Andy and I will soon be 45 and 44 years old, and have been married 19+ years. In the early days of our marriage, we dreamed of many things for our lives – serving God together by owning a coffee shop, serving God together as college campus ministers, serving God together on a church staff, and also serving God together as international missionaries.
We have now done all of these things – minus the coffee shop dream, (though we still love coffee and coffee shops so maybe there is a future in that one yet?)
“Serving God together” has been the steady common denominator. On our wedding day we asked Andy’s brother and his wife to sing the song “As for me and my house, we will serve the Lord” – this was, and still is, our heart beat!
Here we are now in Sherbrooke, Quebec (Canada). Two months already! We have experienced lots of French language study, meeting new people, navigating a new city, finding a church, grocery store, and establishing daily patterns.
And though we feel confident that God has led us, and that this is another dream-come-true, one that aligns with our heart beat – IT HAS BEEN SO VERY HARD. This surprised me a bit, I have to admit.
God has captured my heart, so I gladly accept the idea of sacrifice and serving others and living overseas and giving my life away. Because it’s God’s heart! And I love to do what God loves for me to do. This (somewhat) brave heart of mine has leaped forward and embraced this calling to live in Niger, and all of the sacrifices that come along with it.
Which seems to cause problems for the rest of me – my body, mind and emotions. (Thank you very much, oh heart of mine!)
You see, we set out for this year in Canada and even dubbed it “the year of sacrifice” for our family. (I know, rather audacious…but we were trying to prepare ourselves!) The five of us understood this to mean we were entering into a designated time of trial – language acquisition by immersion, leaving all things familiar and beloved, and only dipping into the culture here for one year before a more settled life could happen in Niger. This was our “planned sacrifice”, so to speak.
Now that we are here, it is comical to think we could prepare for all that “sacrifice” even means! Andy said to me the other day, after we had dealt with an unexpected difficulty, “You know Nik, we don’t even know what it means to sacrifice.” Ouch. I mean, I feel like I have given up A LOT to walk this road. Comfort, safety, family & friends being nearby, financial control, to name just a few things. I know how to sacrifice! Right?

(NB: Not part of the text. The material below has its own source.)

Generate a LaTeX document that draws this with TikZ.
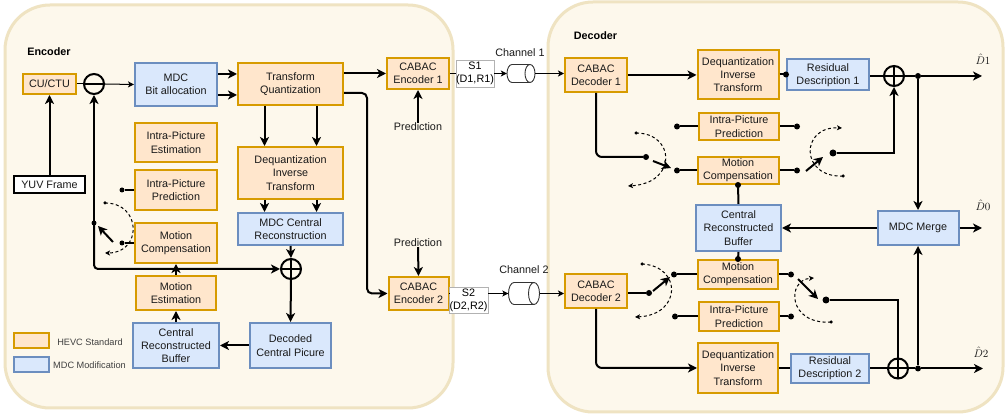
\documentclass[tikz,border=0pt]{standalone}
\usepackage{fontspec}
\setmainfont{Liberation Sans}
\usetikzlibrary{arrows.meta,calc}
\definecolor{hevcf}{HTML}{FFE6CC}
\definecolor{hevcd}{HTML}{D79B00}
\definecolor{mdcf}{HTML}{DAE8FC}
\definecolor{mdcd}{HTML}{6C8EBF}
\definecolor{panelf}{HTML}{FDF8EC}
\definecolor{paneld}{HTML}{EFE3C2}
\begin{document}
\begin{tikzpicture}[x=1pt,y=-1pt,font=\fontsize{10.8}{13.3}\selectfont,
 box/.style={draw,line width=2pt,align=center,inner sep=0pt,text=black!90},
 hevc/.style={box,draw=hevcd,fill=hevcf},
 mdc/.style={box,draw=mdcd,fill=mdcf},
 wh/.style 2 args={minimum width=#1pt,minimum height=#2pt},
 conn/.style={line width=2pt},
 sconn/.style={line width=1.5pt},
 arr/.style={-{Stealth[length=9pt,width=9pt,inset=2.5pt]}},
 tarr/.style={-{Stealth[length=6pt,width=6pt,inset=1.5pt]}},
 darr/.style={-{Stealth[length=5pt,width=5pt,inset=1.2pt]}},
 thinl/.style={line width=1pt},
 dsh/.style={line width=1pt,dash pattern=on 3pt off 2.5pt},
 sumc/.style={circle,draw,line width=2pt,minimum size=20pt,inner sep=0pt},
 dotc/.style={circle,fill,inner sep=0pt,minimum size=6pt},
 sdot/.style={circle,fill,inner sep=0pt,minimum size=3.5pt},
 lbl/.style={inner sep=0pt,text=black!90},
 slab/.style={draw=black!30,fill=white,line width=0.8pt,align=center,inner sep=0pt},
 title/.style={inner sep=0pt,font=\fontsize{10.8}{13}\selectfont\bfseries},
 leg/.style={inner sep=0pt,text=black!75,font=\fontsize{9.2}{11}\selectfont}
]
\useasboundingbox (0,0) rectangle (1005,419);
\fill[white] (0,0) rectangle (1005,419);
% panels
\draw[draw=paneld,fill=panelf,line width=3pt,rounded corners=45pt] (5,5) rectangle (453,408);
\draw[draw=paneld,fill=panelf,line width=3pt,rounded corners=45pt] (548,2) rectangle (1003,412);

% ===== Encoder =====
\node[title] (enclab) at (49,52) {Encoder};
\node[hevc,wh={53}{20}] (cu) at (49.5,84) {CU/CTU};
\node[sumc] (minus) at (94,84) {};
\draw[line width=2pt] (minus.west) -- (minus.east);
\node[box,draw=black,fill=white,wh={71}{17}] (yuv) at (49.5,185) {YUV Frame};
\node[mdc,wh={82}{43}] (mdcb) at (176,84.5) {MDC\\Bit allocation};
\node[hevc,wh={82}{39}] (ipe) at (176,142.5) {Intra-Picture\\Estimation};
\node[hevc,wh={82}{40}] (ipp) at (176,190) {Intra-Picture\\Prediction};
\node[hevc,wh={82}{40}] (mc) at (176,243) {Motion\\Compensation};
\node[hevc,wh={80}{34}] (me) at (176,293) {Motion\\Estimation};
\node[mdc,wh={86}{45}] (crb) at (176,345.5) {Central\\Reconstructed\\Buffer};
\node[hevc,wh={105}{42}] (tq) at (290.5,84) {Transform\\Quantization};
\node[hevc,wh={105}{52}] (dit) at (290.5,173) {Dequantization\\Inverse\\Transform};
\node[mdc,wh={105}{32}] (mcr) at (290.5,229) {MDC Central\\Reconstruction};
\node[sumc] (plus) at (291,269) {};
\draw[line width=2pt] (plus.west) -- (plus.east) (plus.north) -- (plus.south);
\node[mdc,wh={81}{45}] (dcp) at (290.5,345.5) {Decoded\\Central Picure};
\node[hevc,wh={62}{31}] (ce1) at (418,73.5) {CABAC\\Encoder 1};
\node[hevc,wh={60}{33}] (ce2) at (418.5,293.5) {CABAC\\Encoder 2};
\node[lbl] (pr1) at (418,127) {Prediction};
\node[lbl] (pr2) at (418,243) {Prediction};

% legend
\node[hevc,wh={35}{15}] (lg1) at (31.5,340.5) {};
\node[mdc,wh={35}{15}] (lg2) at (31.5,364.5) {};
\node[leg] (lgt1) at (90,342) {HEVC Standard};
\node[leg] (lgt2) at (89.5,365) {MDC Modification};

% encoder connectors
\draw[thinl] (cu.east) -- (minus.west);
\draw[thinl,tarr] (minus.east) -- (mdcb.west);
\draw[conn,arr] (yuv.north) -- (cu.south);
\draw[conn,arr] ([yshift=10.5pt]mdcb.east) -- ([yshift=10.5pt]mdcb.east -| tq.west);
\draw[conn,arr] ([yshift=-10.5pt]mdcb.east) -- ([yshift=-10.5pt]mdcb.east -| tq.west);
\draw[conn,arr] ([xshift=-26pt]tq.south) -- ([xshift=-26pt]tq.south |- dit.north);
\draw[conn,arr] ([xshift=26pt]tq.south) -- ([xshift=26pt]tq.south |- dit.north);
\draw[conn,arr] ([xshift=-26pt]dit.south) -- ([xshift=-26pt]dit.south |- mcr.north);
\draw[conn,arr] ([xshift=26pt]dit.south) -- ([xshift=26pt]dit.south |- mcr.north);
\draw[conn,arr] (mcr.south) -- (plus.north);
\draw[conn,arr] (plus.south) -- (dcp.north);
\draw[conn,arr] (dcp.west) -- (crb.east);
\draw[conn,arr] (crb.north) -- (me.south);
\draw[conn,arr] (me.north) -- (mc.south);
\draw[conn,arr] (tq.east |- ce1.west) -- (ce1.west);
\draw[conn,arr,rounded corners=5pt] ([yshift=-9pt]tq.east) -- ++(23,0) |- (ce2.west);
\draw[conn,arr] (pr1.north) -- (ce1.south);
\draw[conn,arr] (pr2.south) -- (ce2.north);

% encoder switch
\node[dotc,minimum size=5pt] (eswp) at (94,223) {};
\node[dotc,minimum size=5pt] (e1) at (122,190) {};
\node[dotc,minimum size=5pt] (e2) at (122,243) {};
\draw[sconn] (ipp.west) -- (e1);
\draw[sconn] (mc.west) -- (e2);
\draw[conn,arr] (minus.south |- eswp) -- (minus.south);
\draw[conn,arr,rounded corners=4pt] (minus.south |- eswp) |- (plus.west);
\coordinate (ea) at (113,242);
\coordinate (eb) at (98,226);
\draw[conn,arr] (ea) -- (eb);
\node[sdot] (ed1) at (105,203) {};
\coordinate (ed2) at (105,253);
\draw[dsh,darr] (ed1.center) .. controls (142,203) and (142,253) .. (ed2);

% S labels and channels
\node[slab,wh={38}{27}] (s1) at (475,73.5) {S1\\(D1,R1)};
\node[slab,wh={39}{26}] (s2) at (468.5,300) {S2\\(D2,R2)};
\node[inner sep=0pt,wh={28}{18}] (ch1) at (521,73.5) {};
\node[inner sep=0pt,wh={31}{22}] (ch2) at (524,293.5) {};
% cylinder 1
\draw[fill=white,draw=black!80,line width=0.9pt] (512,64.5) -- (530,64.5) arc[start angle=270,end angle=450,x radius=5,y radius=9] -- (512,82.5) arc[start angle=90,end angle=270,x radius=5,y radius=9] -- cycle;
\draw[draw=black!80,line width=0.9pt] (530,64.5) arc[start angle=270,end angle=90,x radius=5,y radius=9];
% cylinder 2
\draw[fill=white,draw=black!80,line width=0.9pt] (514,282.5) -- (534,282.5) arc[start angle=270,end angle=450,x radius=5.5,y radius=11] -- (514,304.5) arc[start angle=90,end angle=270,x radius=5.5,y radius=11] -- cycle;
\draw[draw=black!80,line width=0.9pt] (534,282.5) arc[start angle=270,end angle=90,x radius=5.5,y radius=11];
\node[lbl] (ch1l) at (520,53) {Channel 1};
\node[lbl] (ch2l) at (524,270) {Channel 2};
\draw[thinl] (ce1.east) -- (s1.west);
\draw[thinl,tarr] (s1.east) -- (ch1.west);
\draw[thinl] (ce2.east) -- (s2.west |- ce2.east);
\draw[thinl,tarr] (s2.east |- ce2.east) -- (ch2.west);

% ===== Decoder =====
\node[title] (declab) at (595.5,36) {Decoder};
\node[hevc,wh={62}{34}] (cd1) at (596,75) {CABAC\\Decoder 1};
\node[hevc,wh={62}{34}] (cd2) at (596,291) {CABAC\\Decoder 2};
\node[hevc,wh={81}{49}] (dit1) at (738,74.5) {Dequantization\\Inverse\\Transform};
\node[mdc,wh={82}{31}] (res1) at (828,75) {Residual\\Description 1};
\node[sumc] (pl1) at (894,76) {};
\draw[line width=2pt] (pl1.west) -- (pl1.east) (pl1.north) -- (pl1.south);
\node[hevc,wh={80}{27}] (ipp1) at (739,126.5) {Intra-Picture\\Prediction};
\node[hevc,wh={81}{27}] (mc1) at (738,170.5) {Motion\\Compensation};
\node[mdc,wh={85}{46}] (crbd) at (738.5,228) {Central\\Reconstructed\\Buffer};
\node[hevc,wh={80}{29}] (mc2) at (738,274.5) {Motion\\Compensation};
\node[hevc,wh={80}{29}] (ipp2) at (739,316.5) {Intra-Picture\\Prediction};
\node[hevc,wh={80}{50}] (dit2) at (738,368) {Dequantization\\Inverse\\Transform};
\node[mdc,wh={78}{29}] (res2) at (830,368.5) {Residual\\Description 2};
\node[sumc] (pl2) at (898,368.5) {};
\draw[line width=2pt] (pl2.west) -- (pl2.east) (pl2.north) -- (pl2.south);
\node[mdc,wh={81}{34}] (merge) at (918,228) {MDC Merge};
\node[lbl] (dh1) at (983,59) {$\hat{D}1$};
\node[lbl] (dh0) at (983,205) {$\hat{D}0$};
\node[lbl] (dh2) at (981,352) {$\hat{D}2$};

\draw[thinl,tarr] (ch1.east) -- (cd1.west |- ch1.east);
\draw[thinl,tarr] (ch2.east) -- (cd2.west |- ch2.east);

% decoder 1 chain
\draw[conn,arr] (cd1.east) -- (cd1.east -| dit1.west);
\draw[conn] (dit1.east) -- (dit1.east -| res1.west);
\node[dotc] (r1d) at (res1.west |- dit1.east) {};
\draw[conn] (res1.east |- pl1.west) -- (pl1.west);
\node[dotc] (o1) at (918,76) {};
\coordinate (o1e) at (982,76);
\draw[conn] (pl1.east) -- (o1);
\draw[conn,arr] (o1) -- (o1e);
\draw[conn,arr] (o1) -- (merge.north);

% decoder 1 switches
\node[dotc] (d1i) at (677,126.5) {};
\node[dotc] (d1m) at (677,170.5) {};
\node[dotc] (d1oi) at (797,126.5) {};
\node[dotc] (d1om) at (797,170.5) {};
\draw[conn] (ipp1.west) -- (d1i);
\draw[conn] (mc1.west) -- (d1m);
\draw[conn] (ipp1.east) -- (d1oi);
\draw[conn] (mc1.east) -- (d1om);
\node[dotc] (d1a) at (646,157) {};
\draw[conn,rounded corners=6pt] (cd1.south) |- (d1a);
\coordinate (s1a) at (653,161);
\coordinate (s1b) at (671,168);
\draw[conn,arr] (s1a) -- (s1b);
\node[sdot] (dd1) at (636,133) {};
\coordinate (dd1e) at (628,186);
\draw[dsh,darr] (dd1.center) .. controls (675,133) and (678,183) .. (dd1e);
\node[dotc,minimum size=7pt] (d1b) at (833,153) {};
\coordinate (s1c) at (806,171);
\coordinate (s1d) at (823,157);
\draw[conn,arr] (s1c) -- (s1d);
\draw[conn,arr] (d1b) -| (pl1.south);
\node[sdot] (dd2) at (843,176) {};
\coordinate (dd2e) at (842,128);
\draw[dsh,darr] (dd2.center) .. controls (800,178) and (800,126) .. (dd2e);

% central buffer links
\draw[conn] (crbd.north) -- (mc1.south);
\node[dotc] (cb1) at (mc1.south) {};
\draw[conn] (crbd.south) -- (mc2.north);
\node[dotc] (cb2) at (mc2.north) {};
\draw[conn,arr] (merge.west) -- (crbd.east);
\coordinate (o0e) at (982,228);
\draw[conn,arr] (merge.east) -- (o0e);

% decoder 2 switches
\node[dotc] (d2a) at (649,293) {};
\draw[conn] (cd2.east |- d2a) -- (d2a);
\coordinate (s2a) at (653,291);
\coordinate (s2b) at (670,277);
\draw[conn,arr] (s2a) -- (s2b);
\node[dotc] (d2m) at (674,274.5) {};
\node[dotc] (d2i) at (675,316.5) {};
\draw[conn] (mc2.west) -- (d2m);
\draw[conn] (ipp2.west) -- (d2i);
\node[sdot] (dd3) at (642,264) {};
\coordinate (dd3e) at (635,317);
\draw[dsh,darr] (dd3.center) .. controls (682,266) and (682,315) .. (dd3e);
\draw[conn,arr,rounded corners=6pt] (cd2.south) |- (dit2.west);
\node[dotc] (d2om) at (791,274.5) {};
\node[dotc] (d2oi) at (791,316.5) {};
\draw[conn] (mc2.east) -- (d2om);
\draw[conn] (ipp2.east) -- (d2oi);
\coordinate (s2c) at (798,279);
\coordinate (s2d) at (818,299);
\draw[conn,arr] (s2c) -- (s2d);
\node[dotc,minimum size=7pt] (d2b) at (826,300) {};
\draw[conn] (d2b) -| (pl2.north);
\node[sdot] (dd4) at (831,322) {};
\coordinate (dd4e) at (814,278);
\draw[dsh,darr] (dd4.center) .. controls (788,325) and (786,280) .. (dd4e);

% decoder 2 chain
\draw[conn] (dit2.east) -- (dit2.east -| res2.west);
\draw[conn] (res2.east |- pl2.west) -- (pl2.west);
\node[dotc] (o2) at (918,368.5) {};
\coordinate (o2e) at (983,368.5);
\draw[conn] (pl2.east) -- (o2);
\draw[conn,arr] (o2) -- (o2e);
\draw[conn,arr] (o2) -- (merge.south);
\end{tikzpicture}
\end{document}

But I don’t. Not really. I read recently from Oswald Chambers that in our human nature “we want to choose the place of our own sacrifice.” Like a Christianity buffet – “I’ll take this difficulty and that trial, and a little bit of suffering, but I don’t like the way this painful experience looks, so I’ll just pass for now”. We like to control our lives.
In some ways it is beautifully innocent! We follow our hearts and the convictions we have, but then we naturally feel “upset” and “surprised” when God allows unexpected sacrifices to mingle in with our choices. But how could we have known? There is no way to fully anticipate everything, and I don’t believe God wants us to think that far ahead anyway. This is the human experience. This is how trust is built.
So, here we are. And the “rest of me” – my body, mind and emotions – are playing catch-up to this brave heart of mine! “Wait for me, oh brave heart!” There are challenges we have faced already that we didn’t expect. The biggest one has been walking with our kids through really, really hard stuff because of moving and living in a foreign culture. I view being a missionary as a great honor, yet they are old enough to know what they left behind, and the cost of following Jesus as foreign missionaries affects them uniquely and personally. Understanding this through their tear-filled eyes, and asking them to keep going, has been a personal sacrifice I didn’t see coming.
There is good news in all of this! [I promise I didn’t chronicle this aspect of my journey to receive pity] On the contrary, I know I am learning priceless pearls of truth. More accurately, the Truth I have known in God’s Word is becoming more real to me through our experience. I’m clinging to my Savior with more conviction than ever before, and I feel His sweet Presence and friendship daily. He answers me when I call, and His peace truly is my inheritance.
Do you see what this means—all these pioneers who blazed the way, all these veterans cheering us on? It means we’d better get on with it. Strip down, start running—and never quit! No extra spiritual fat, no parasitic sins. Keep your eyes on Jesus, who both began and finished this race we’re in. Study how he did it. Because he never lost sight of where he was headed—that exhilarating finish in and with God—he could put up with anything along the way: Cross, shame, whatever. And now he’s there, in the place of honor, right alongside God. When you find yourselves flagging in your faith, go over that story again, item by item, that long litany of hostility he plowed through. That will shoot adrenaline into your souls!
3 thoughts on “My Heart Marches Ahead of Me: Playing Catch-up”
What beautiful pictures of you and your family, Nikki – and what difficult sacrifices to make as well, both yours in trusting God for them, and theirs in trusting God in your loving parenthood. I thank God that He is the “good, good Father” of you all.
Love – J.
Very well done my friend. lon
Oh, the richness of your life! You are truly alive, experiencing the heights and the depths and finding Jesus in all of it. What a testimony you have; thank you for sharing it with us!